Yapay zekanın yaygınlaşmasıyla birlikte, çocukların düşünme biçimi de değişiyor. Bilgiye ulaşmak kolaylaştıkça, onu analiz edebilme ve eleştirebilme yeteneği daha da önem kazanıyor. Akar’a göre bu noktada okulların yaklaşımını yeniden tasarlaması gerekiyor:

"Eğitim kurumları bugünün risklerini yönetebilmek için öğrenme-öğretme yaklaşımını değiştirmeli. Ezberci yöntemlerden uzaklaşıp, problem çözmeye, sorgulamaya ve derin öğrenmeye odaklanmalıyız. Yapay zekayı bir araç olarak kullanmalı; öğretmenleri ise bilgi aktaran değil, rehberlik eden bireyler olarak yeniden konumlandırmalıyız."


Teknolojiyi tüketmek değil, üretmek önemli


Pek çok uzman gibi Ömer Akar da gelecekte sadece teknolojiyi kullanan değil, onu yönlendiren bireylerin öne çıkacağını düşünüyor. Bilginin geçici, becerinin ise kalıcı olduğunu vurguluyor:

"Teknolojiyi kullanmak elbette önemli ama uzun vadede onu üreten bireyler topluma yenilik kazandırır.
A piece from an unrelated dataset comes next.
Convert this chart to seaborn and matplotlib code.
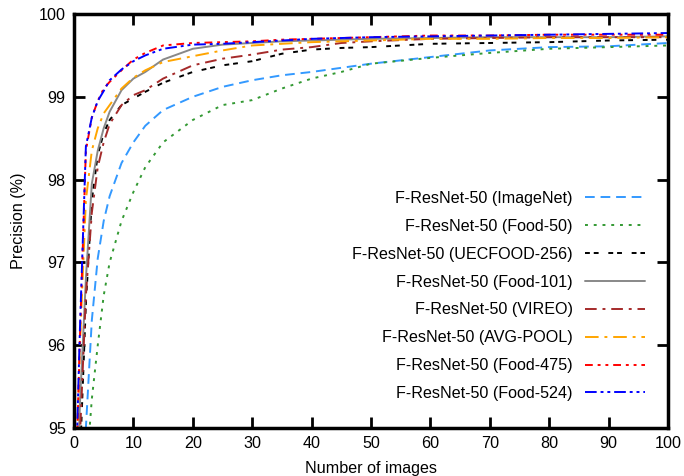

Bilgi güncellenir, değişir. Ama beceriler –özellikle öğrenmeyi öğrenme becerisi– kalıcıdır. Bu nedenle eğitim sistemi, hem teknolojiyi kullanan hem de üreten bireyler yetiştirmeli."

"Geleneği tekrar eden değil, geleceğe uyum sağlayan bireyler yetiştirmeliyiz"
Aileler ve eğitim kurumları, çocukları geleceğe hazırlarken iyi niyetli ama yıpratıcı bazı alışkanlıklarını sürdürüyor olabilir. Akar, bu noktada farkındalık yaratmanın önemli olduğunu söylüyor ve ailelerin en sık yaptığı hataları şöyle sıralıyor:

- Ezberci yöntemlere bağlılık

- Tek doğruya odaklanmak

- Akademik başarıyı tek hedef haline getirmek

- Değişen dünyayı görmemek

- Risk almaktan kaçmak

- İletişim ve iş birliği becerilerini ihmal etmek

- Teknolojiyi tehdit gibi görmek

- Çocukların taleplerine duyarsız kalmak

Çocukların geleceğe dair endişelerini azaltmak için, belirsizliğin hayatın doğal bir parçası olduğunu göstermek gerekiyor. Akar bu konuda ailelere yöneltilen soruları farklılaştırmayı öneriyor:

"Değişimin doğal olduğunu çocuklara anlatmalı, merak duygularını beslemeli ve onlara güven aşılamalıyız. 'Hangi meslek?' yerine 'Neyi severek yapıyorsun?' gibi sorular sormalıyız. En önemlisi, öğrenmeyi öğretmeliyiz."